Dengan makna tersebut, film yang diproduseri oleh Miranda, Hudes, Scott Sanders, Anthony Bregman, dan Mara Jacobs tersebut bisa menggaet audiens yang jauh lebih luas dan universal, tak terkecuali penikmat film di Indonesia. Homesick merupakan tema yang pas bagi perantau dari berbagai kultur yang rindu kampung halaman atau berencana menghabiskan masa tua di sana ketika telah jengah usai menghabiskan usia produktif di kota.

Di kampung halaman, kerinduan semacam itu bisa terpenuhi. Di Washington Heights, setiap kesedihan diikuti musik salsa yang riang. Konflik demi konflik disudahi oleh musik yang sama riangnya. Selama listrik padam pun bahkan musik tak boleh berhenti berkumandang. Di sanalah sueñito terwujud. Kehangatan ‘rumah’ adalah impian kecil terindah.

Salah satu adegan di film 'In the Heights' (Dok. Warner Bros. Pictures/fly)

Lin-Manuel Miranda menulis draft awal In the Heights pada 1999 lalu. Naskah ini lantas diwujudkan menjadi show teater 80 menit pada 2000, dengan tambahan freestyle rap sehingga mengubahnya menjadi semacam versi hip-hop dari musikal Rent. Ketika akhirnya In the Heights menembus panggung Broadway, Miranda didapuk memerankan tokoh utama Usnavi. Namun dia menolak menjadi karakter yang sama ketika In the Heights digarap ke layar lebar.

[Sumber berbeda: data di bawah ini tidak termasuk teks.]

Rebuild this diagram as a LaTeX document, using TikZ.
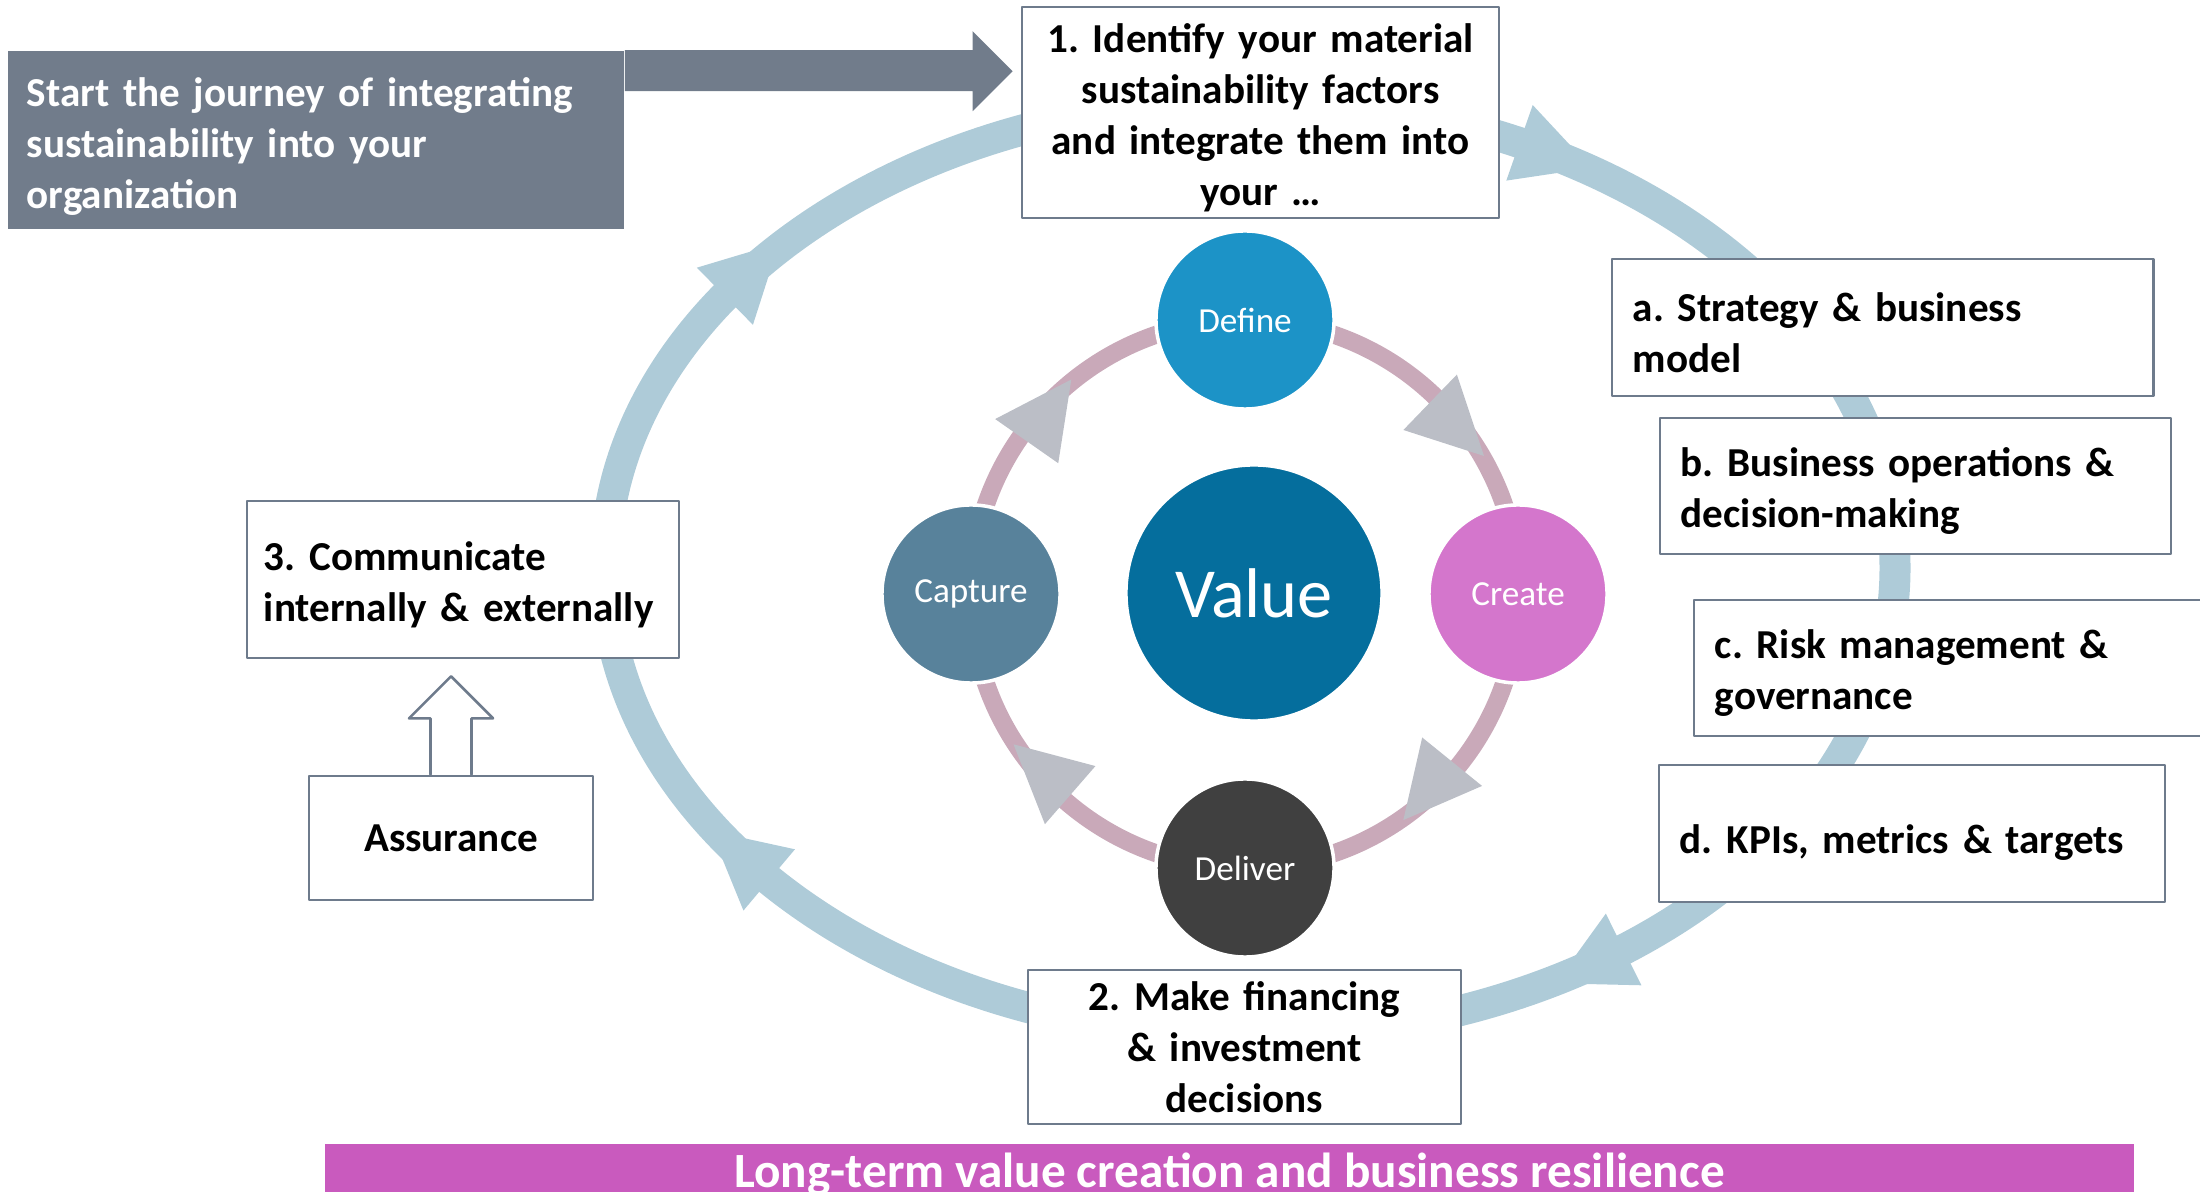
\documentclass[tikz,border=0pt]{standalone}
\usepackage{fontspec}
\setmainfont{Carlito}
\usepackage{tikz}
\usetikzlibrary{calc}
\definecolor{loopblue}{RGB}{174,203,216}
\definecolor{ringpink}{RGB}{201,169,185}
\definecolor{ringtip}{RGB}{187,190,198}
\definecolor{slategray}{RGB}{113,124,139}
\definecolor{boxline}{RGB}{110,123,140}
\definecolor{bannermag}{RGB}{201,90,190}
\definecolor{definecol}{RGB}{28,147,199}
\definecolor{createcol}{RGB}{212,118,204}
\definecolor{delivercol}{RGB}{64,64,64}
\definecolor{capturecol}{RGB}{88,130,155}
\definecolor{valuecol}{RGB}{5,110,157}
\frenchspacing

\begin{document}
\begin{tikzpicture}[line cap=round,line join=round,x=0.01cm,y=-0.01cm,
  stepbox/.style={draw=boxline,line width=0.75pt,fill=white,inner xsep=0.21cm,inner ysep=0pt,
    font=\bfseries\fontsize{11.7}{14.5}\selectfont},
  firstline/.style={execute at begin node=\rule{0pt}{#1}},
  firstline/.default=11.3pt,
  phase/.style={circle,draw=white,line width=1pt,text=white,minimum size=1.78cm,inner sep=0pt,
    font=\fontsize{10}{12}\selectfont}]
\useasboundingbox (0,0) rectangle (2200,1192);
\clip (0,0) rectangle (2200,1192);
\draw [loopblue,line width=0.31cm] (1250,568) ellipse [x radius=645,y radius=468];
\foreach \t in {-144.5,-65.3,54.6,138.2} {
\coordinate (p) at ($(1250,568)+(\t:645 and 468)$);
\coordinate (q) at ($(1250,568)+(\t+2:645 and 468)$);
\fill [loopblue] ($(p)!0.4cm!90:(q)$) -- ($(p)!0.76cm!(q)$) -- ($(p)!0.4cm!-90:(q)$) -- cycle;
}
\draw [ringpink,line width=0.18cm] (1245,594) circle [radius=274];
\foreach \a in {-46,39,131,-145}
\fill [ringtip] ($(1245,594)+(\a:305)$) -- ($(1245,594)+(\a+16:276)$) -- ($(1245,594)+(\a:228)$) -- cycle;
\node [phase,fill=definecol] (define) at (1245,320) {Define};
\node [phase,fill=createcol] (create) at (1518,594) {Create};
\node [phase,fill=delivercol] (deliver) at (1245,868) {Deliver};
\node [phase,fill=capturecol] (capture) at (971,594) {Capture};
\node [phase,fill=valuecol,minimum size=2.56cm,font=\fontsize{20}{24}\selectfont] (value) at (1254,593) {Value};
\node [stepbox,firstline,inner xsep=0.05cm,text width=4.67cm,align=center,minimum height=2.11cm] (identify) at (1260.5,112.5)
  {1. Identify your material\\ sustainability factors\\ and integrate them into\\ your …};
\node [stepbox,firstline,text width=4.99cm,align=left,minimum height=1.37cm] (strategy) at (1882.5,327.5)
  {a. Strategy \& business\\ model};
\node [stepbox,firstline,text width=4.69cm,align=left,minimum height=1.36cm] (operations) at (1915.5,486)
  {b. Business operations \&\\ decision-making};
\node [stepbox,firstline,text width=5.04cm,align=left,minimum height=1.36cm] (risk) at (1967,668)
  {c. Risk management \&\\ governance};
\node [stepbox,firstline,text width=4.64cm,align=left,minimum height=1.37cm,text depth=0pt] (kpis) at (1912,833.5)
  {d. KPIs, metrics \& targets};
\node [stepbox,inner xsep=0.05cm,text width=4.23cm,align=center,minimum height=1.54cm] (financing) at (1244.5,1047)
  {2. Make financing\\ \& investment\\ decisions};
\node [stepbox,firstline,inner xsep=0.17cm,text width=3.98cm,align=left,minimum height=1.57cm] (communicate) at (463,579.5)
  {3. Communicate\\ internally \& externally};
\node [stepbox,minimum width=2.84cm,minimum height=1.24cm] (assure) at (451,838) {Assurance};
\coordinate (atip) at ($(assure.north |- communicate.south)+(0,17)$);
\draw [boxline,line width=0.75pt,fill=white] ($(assure.north)+(-20.5,0)$) -- ($(atip)+(-20.5,42)$) -- ($(atip)+(-42,42)$) -- (atip)
  -- ($(atip)+(42,42)$) -- ($(atip)+(20.5,42)$) -- ($(assure.north)+(20.5,0)$);
\node [fill=slategray,text=white,inner xsep=0.19cm,inner ysep=0pt,text width=5.78cm,align=left,minimum height=1.78cm,
  font=\bfseries\fontsize{11.7}{14.5}\selectfont,firstline=12pt] (startbox) at (316,140)
  {Start the journey of integrating\\ sustainability into your\\ organization};
\coordinate (jtip) at ($(startbox.north -| identify.west)+(-8,21)$);
\fill [slategray] (startbox.north east) -- ($(jtip)+(-40,-21)$) -- ($(jtip)+(-40,-40)$) -- (jtip) -- ($(jtip)+(-40,40)$)
  -- ($(jtip)+(-40,20)$) -- ($(startbox.north east)+(0,41)$) -- cycle;
\node [fill=bannermag,text=white,minimum width=18.07cm,minimum height=0.6cm,inner sep=0pt,
  font=\bfseries\fontsize{14}{17}\selectfont] (resilience) at (1229.5,1174)
  {Long-term value creation and business resilience};
\fill [bannermag] (resilience.south west) rectangle ($(resilience.south east)+(0,40)$);
\end{tikzpicture}
\end{document}
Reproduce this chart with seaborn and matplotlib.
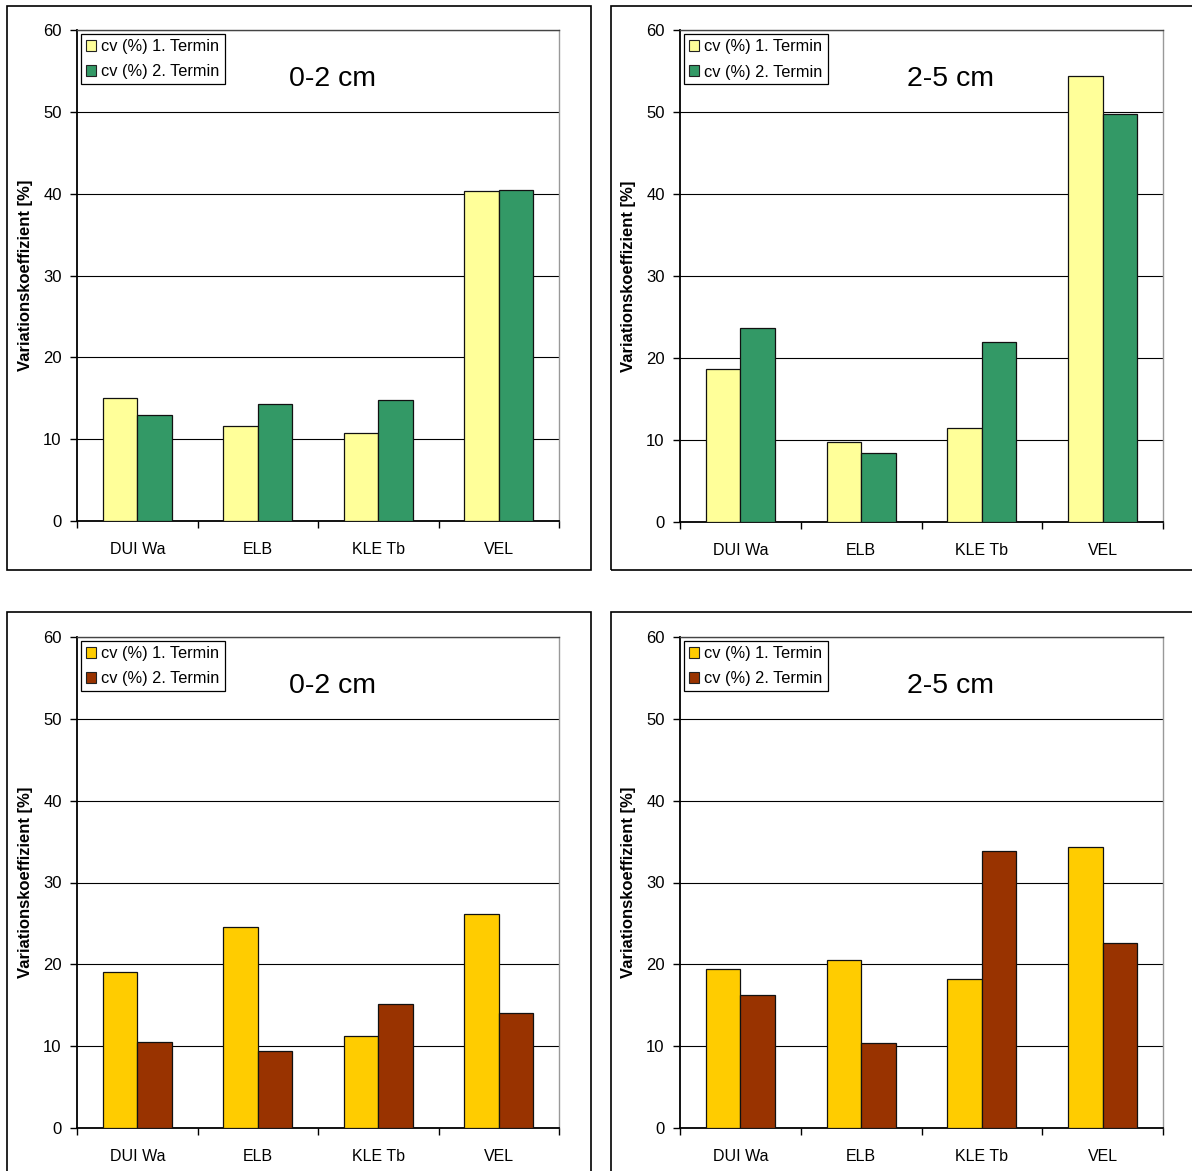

Miranda menjadi nama besar dari Broadway setelah Hamilton miliknya hadir pada 2015 lalu. Pertunjukan multi-layer dengan musik dan lirik apik, yang membuat show ini diganjar anugerah Pulitzer kategori Drama. Lapisan intrik politik yang kental di Hamilton hadir secara lebih ringan pada In the Heights. Keputusan yang tepat karena bisa menjangkau audiens lebih luas. Mengingat cerita Hamilton yang sangat panjang dan hanya mudah dipahami bagi mereka yang belajar sejarah pendirian Amerika Serikat. Keduanya juga sama-sama menyorot keragaman suku dan warna kulit dari para karakternya.